Résumé
Le Musée des Beaux-Arts de Gand a choisi d'explorer le rôle déterminant joué par des femmes dans la pratique de la peinture de 1580 à 1680, entre l'automne de la Renaissance et la naissance du Baroque. Dans la rhétorique de cet art, dans l'Italie de la Contre-Réforme, de Venise à Rome, à Florence, Naples et Bologne, l'observation de la peinture des femmes et leurs manières offrent une certaine unité dans l'esprit de composition dont il conviendra de dégager les marques au sein de l'esthétique baroque. Souvent, un même profil artistique réunit ces femmes qui ont fait de la peinture leur métier, premier geste de transgression hors des maîtres d'atelier. Les usages et les règles apparemment adoptés sont subtilement contournés par des audaces ou des bonheurs d'invention et d'expression.
Parmi nos héroïnes, la figure d'Artemisia Gentileschi (1593-1652) domine, son art rivalise directement avec celui des hommes et sa réussite conduit à la transgression de sa catégorie sociale, exemple d'une lutte contre l'autorité et la puissance artistique paternelle, contre le confinement réservé aux femmes.
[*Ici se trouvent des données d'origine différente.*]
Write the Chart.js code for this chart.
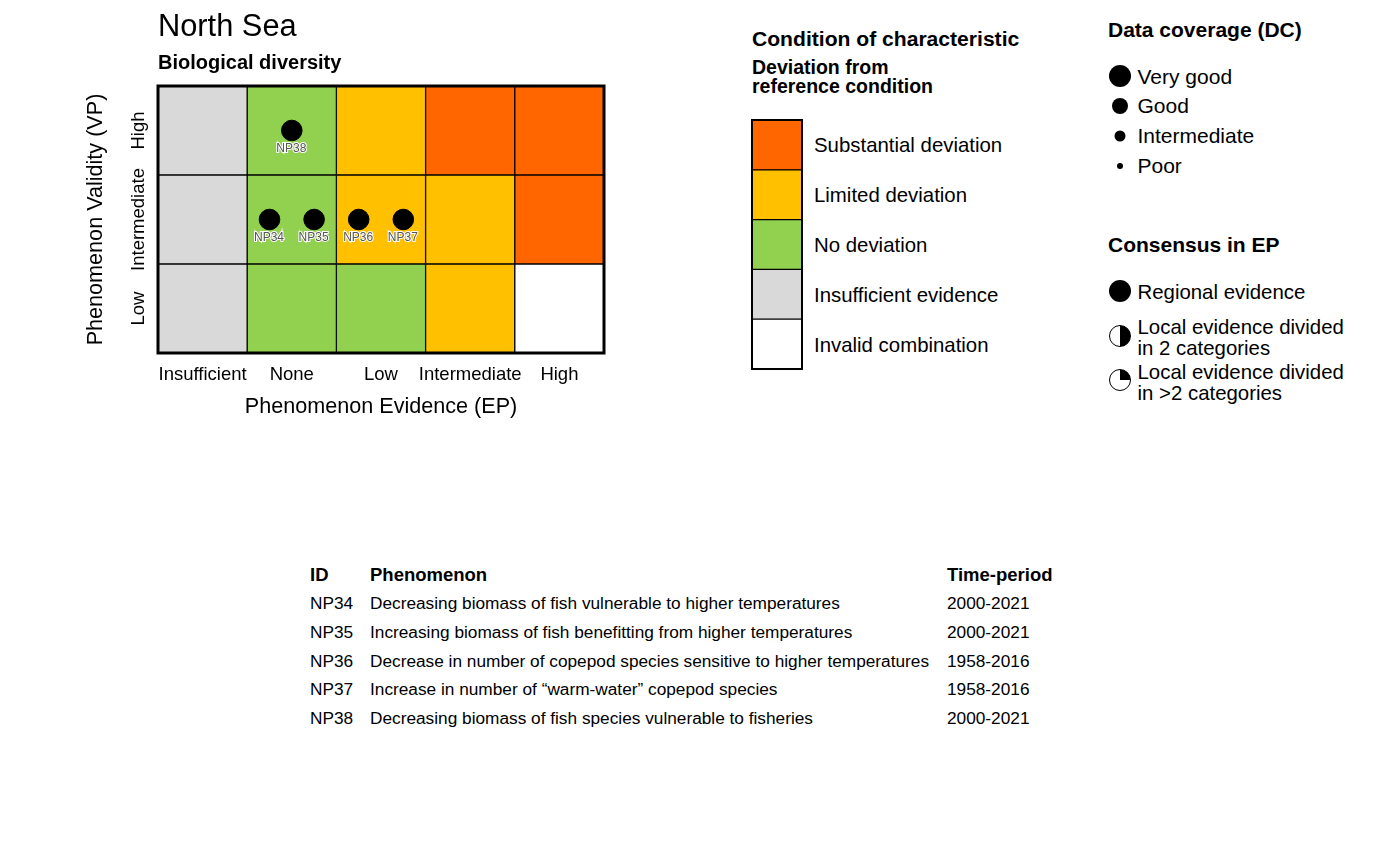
<!DOCTYPE html>
<html>
<head>
<meta charset="utf-8">
<title>North Sea - Biological diversity</title>
<script src="https://cdn.jsdelivr.net/npm/chart.js@4"></script>
<style>
html, body { margin: 0; padding: 0; background: #fff; }
body { width: 1379px; height: 861px; position: relative; overflow: hidden; font-family: "Liberation Sans", Arial, sans-serif; color: #000; }
canvas { position: absolute; }
.t { position: absolute; white-space: pre; line-height: 1; transform: translateY(-50%); }
.b { font-weight: bold; }
.sym { position: absolute; border-radius: 50%; box-sizing: border-box; transform: translate(-50%, -50%); background: #000; }
.open { border: 1.5px solid #000; }
</style>
</head>
<body>
<canvas id="matrix"></canvas>
<canvas id="swatches"></canvas>
<div id="labels"></div>
<script>
const evidenceLabels = ["Insufficient", "None", "Low", "Intermediate", "High"];
const validityLabels = ["Low", "Intermediate", "High"];

const GREY = "#d9d9d9";
const GREEN = "#92d050";
const AMBER = "#ffc000";
const ORANGE = "#ff6600";
const WHITE = "#ffffff";

const rowLow = [GREY, GREEN, GREEN, AMBER, WHITE];
const rowIntermediate = [GREY, GREEN, AMBER, AMBER, ORANGE];
const rowHigh = [GREY, GREEN, AMBER, ORANGE, ORANGE];

const pointIds = ["NP34", "NP35", "NP36", "NP37", "NP38"];
const pointEvidence = [1.25, 1.75, 2.25, 2.75, 1.5];
const pointValidity = [1.5, 1.5, 1.5, 1.5, 2.5];

const conditionLabels = ["Invalid combination", "Insufficient evidence", "No deviation", "Limited deviation", "Substantial deviation"];
const conditionColours = [WHITE, GREY, GREEN, AMBER, ORANGE];

const tableIds = ["NP34", "NP35", "NP36", "NP37", "NP38"];
const tablePhenomena = [
    "Decreasing biomass of fish vulnerable to higher temperatures",
    "Increasing biomass of fish benefitting from higher temperatures",
    "Decrease in number of copepod species sensitive to higher temperatures",
    "Increase in number of “warm-water” copepod species",
    "Decreasing biomass of fish species vulnerable to fisheries"
];
const tablePeriods = ["2000-2021", "2000-2021", "1958-2016", "1958-2016", "2000-2021"];

function sizeCanvas(id, left, top, width, height) {
    const canvas = document.getElementById(id);
    canvas.width = width;
    canvas.height = height;
    canvas.style.left = left + "px";
    canvas.style.top = top + "px";
    canvas.style.width = width + "px";
    canvas.style.height = height + "px";
    return canvas;
}

function rowDataset(colours, row, border) {
    return {
        type: "bar",
        data: colours.map(() => [row, row + 1]),
        backgroundColor: colours,
        borderColor: "#000",
        borderWidth: border,
        borderSkipped: false,
        barPercentage: 1,
        categoryPercentage: 1,
        grouped: false,
        order: 2
    };
}

const framePlugin = {
    id: "frame",
    afterDatasetsDraw(chart, args, opts) {
        const a = chart.chartArea;
        const ctx = chart.ctx;
        ctx.save();
        ctx.strokeStyle = "#000";
        ctx.lineWidth = opts.width;
        ctx.strokeRect(a.left, a.top, a.width, a.height);
        ctx.restore();
    }
};

// small ids under the dots, dark text with a white halo
const pointLabelPlugin = {
    id: "pointLabels",
    afterDraw(chart) {
        const x = chart.scales.xPoints;
        const y = chart.scales.y;
        const ctx = chart.ctx;
        ctx.save();
        ctx.font = '12px "Liberation Sans", Arial, sans-serif';
        ctx.textAlign = "center";
        ctx.textBaseline = "middle";
        pointIds.forEach((id, i) => {
            const px = x.getPixelForValue(pointEvidence[i]) - 0.5;
            const py = y.getPixelForValue(pointValidity[i]) + 18;
            ctx.strokeStyle = "#fff";
            ctx.lineWidth = 2;
            ctx.strokeText(id, px, py);
            ctx.fillStyle = "#555";
            ctx.fillText(id, px, py);
        });
        ctx.restore();
    }
};

new Chart(sizeCanvas("matrix", 0, 0, 700, 430), {
    data: {
        labels: evidenceLabels,
        datasets: [
            rowDataset(rowLow, 0, 1),
            rowDataset(rowIntermediate, 1, 1),
            rowDataset(rowHigh, 2, 1),
            {
                type: "scatter",
                xAxisID: "xPoints",
                data: pointEvidence.map((v, i) => ({ x: v, y: pointValidity[i] })),
                backgroundColor: "#000",
                borderColor: "#000",
                pointRadius: 10.3,
                pointHoverRadius: 10.3,
                order: 1
            }
        ]
    },
    options: {
        responsive: false,
        animation: false,
        events: [],
        layout: { padding: { top: 86, right: 96, left: 0, bottom: 10 } },
        plugins: {
            legend: { display: false },
            tooltip: { enabled: false },
            frame: { width: 3 }
        },
        scales: {
            x: {
                type: "category",
                offset: true,
                grid: { display: false },
                border: { display: false },
                ticks: {
                    color: "#000",
                    autoSkip: false,
                    maxRotation: 0,
                    padding: 3,
                    font: { family: "Liberation Sans", size: 18.5 }
                },
                title: {
                    display: true,
                    text: "Phenomenon Evidence (EP)",
                    color: "#000",
                    padding: { top: 5, bottom: 0 },
                    font: { family: "Liberation Sans", size: 21.6 }
                },
                afterFit(scale) { scale.height = 67; }
            },
            xPoints: { type: "linear", display: false, min: 0, max: 5 },
            y: {
                type: "linear",
                min: 0,
                max: 3,
                grid: { display: false },
                border: { display: false },
                afterBuildTicks(scale) {
                    scale.ticks = validityLabels.map((label, i) => ({ value: i + 0.5, label: label }));
                },
                ticks: {
                    color: "#000",
                    autoSkip: false,
                    minRotation: 90,
                    maxRotation: 90,
                    crossAlign: "center",
                    padding: -40,
                    font: { family: "Liberation Sans", size: 18.5 },
                    callback(value) { return validityLabels[Math.floor(value)]; }
                },
                title: {
                    display: true,
                    text: "Phenomenon Validity (VP)",
                    color: "#000",
                    padding: { top: 83, bottom: 0 },
                    font: { family: "Liberation Sans", size: 21.6 }
                },
                afterFit(scale) { scale.width = 158; }
            }
        }
    },
    plugins: [framePlugin, pointLabelPlugin]
});

new Chart(sizeCanvas("swatches", 740, 110, 72, 270), {
    data: {
        labels: ["Condition"],
        datasets: conditionColours.map((colour, i) => rowDataset([colour], i, 1))
    },
    options: {
        responsive: false,
        animation: false,
        events: [],
        layout: { padding: { left: 12, right: 10, top: 10, bottom: 11 } },
        plugins: {
            legend: { display: false },
            tooltip: { enabled: false },
            frame: { width: 2 }
        },
        scales: {
            x: { type: "category", display: false, offset: true },
            y: { type: "linear", display: false, min: 0, max: 5 }
        }
    },
    plugins: [framePlugin]
});

const labels = document.getElementById("labels");

function addText(text, x, y, size, bold) {
    const el = document.createElement("div");
    el.className = bold ? "t b" : "t";
    el.textContent = text;
    el.style.left = x + "px";
    el.style.top = y + "px";
    el.style.fontSize = size + "px";
    labels.appendChild(el);
}

function addSymbol(x, y, diameter, fill) {
    const el = document.createElement("div");
    el.className = fill ? "sym open" : "sym";
    el.style.left = x + "px";
    el.style.top = y + "px";
    el.style.width = diameter + "px";
    el.style.height = diameter + "px";
    if (fill) el.style.background = fill;
    labels.appendChild(el);
}

addText("North Sea", 158, 26, 30.8, false);
addText("Biological diversity", 158, 62, 20, true);

addText("Condition of characteristic", 752, 39, 21.1, true);
addText("Deviation from", 752, 67.5, 19.5, true);
addText("reference condition", 752, 87, 19.5, true);
conditionLabels.forEach((label, i) => addText(label, 814, 344.5 - i * 49.9, 20.4, false));

addText("Data coverage (DC)", 1108, 29, 21, true);
addText("Very good", 1137.5, 75.5, 21, false);
addText("Good", 1137.5, 105, 21, false);
addText("Intermediate", 1137.5, 135, 21, false);
addText("Poor", 1137.5, 164.5, 21, false);
addSymbol(1119.5, 76, 22, null);
addSymbol(1119.5, 105.5, 16, null);
addSymbol(1119.5, 135.5, 11, null);
addSymbol(1119.5, 165.5, 6, null);

addText("Consensus in EP", 1108, 243.5, 21, true);
addText("Regional evidence", 1137.5, 291.5, 20.4, false);
addText("Local evidence divided", 1137.5, 327, 20.4, false);
addText("in 2 categories", 1137.5, 348, 20.4, false);
addText("Local evidence divided", 1137.5, 372, 20.4, false);
addText("in >2 categories", 1137.5, 393, 20.4, false);
addSymbol(1119.5, 291, 22, null);
addSymbol(1119.5, 336, 22, "conic-gradient(#000 0 50%, #fff 50% 100%)");
addSymbol(1119.5, 380, 22, "conic-gradient(#000 0 25%, #fff 25% 100%)");

addText("ID", 310, 574.5, 18.5, true);
addText("Phenomenon", 370, 574.5, 18.5, true);
addText("Time-period", 947, 574.5, 18.5, true);
tableIds.forEach((id, i) => {
    const y = 604 + i * 28.8;
    addText(id, 310, y, 17.25, false);
    addText(tablePhenomena[i], 370, y, 17.25, false);
    addText(tablePeriods[i], 947, y, 17.25, false);
});
</script>
</body>
</html>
Mais Artemisia ne fut pas la seule à affirmer la pensée et le geste de ce « peindre au féminin ». Ce projet nous a porté à mieux comprendre le travail de la Signora, pour mieux se rapporter au contexte qui fut celui de ces artistes femmes depuis Sofonisba Anguissola (1532-1625), Lavinia Fontana (1552-1614), Fede Galizia (1578-1630), Orsola Maddalena Caccia (1596-1676), Giovanna Garzoni (1600-1670), Virginia da Vezzo (1601-1638) jusqu'à Elisabetta Sirani (1638-1665).
Contraintes de s'en tenir aux portraits, à la composition symbolique de fruits et de fleurs, elles en font au contraire de puissants instruments de liberté dans l'expression des mystères de la psyché, des vertus au pathos sourd et douloureux, tantôt rejoignant l'héroïsme intime et quotidien, tantôt s'ouvrant à l'ampleur théâtrale qui mêle l'existence à l'Histoire. Ainsi, l'omniprésence du portrait ou de l'autoportrait derrière l'allégorie, la figure mythologique ou la sainte déploie dans cette contrainte une phénoménale présence du naturel. Celui-là même que l'on retrouve sous une forme illusionniste dans les agencements de fruits et de fleurs.
Elles étaient filles, femmes ou soeurs de peintres le plus souvent, parfois religieuses. La complexité dans l'appréciation de ce « peindre au féminin », au coeur d'une poétique picturale communément partagée implique de discerner dans l'invention, les dissemblances dans la conception des poses et des gestes, et dans l'expression, la touche et le chromatisme lumineux. Pour trouver la distinction de ces manières de femmes au sein des styles en cours et dans leur milieu de production, il convient d'apporter séparément, dans l'analyse, le concept formel, et l'exercice de la main.
De ces femmes peintres sont présentés une cinquantaine de tableaux exceptionnels provenant tantôt de musées prestigieux tels le musée du Louvre, la galerie des Offices, le palais Barberini ou la galerie Borghèse, tantôt de découvertes faites dans de collections privées. Bon nombre de ces tableaux n'ont jamais ou rarement été vus.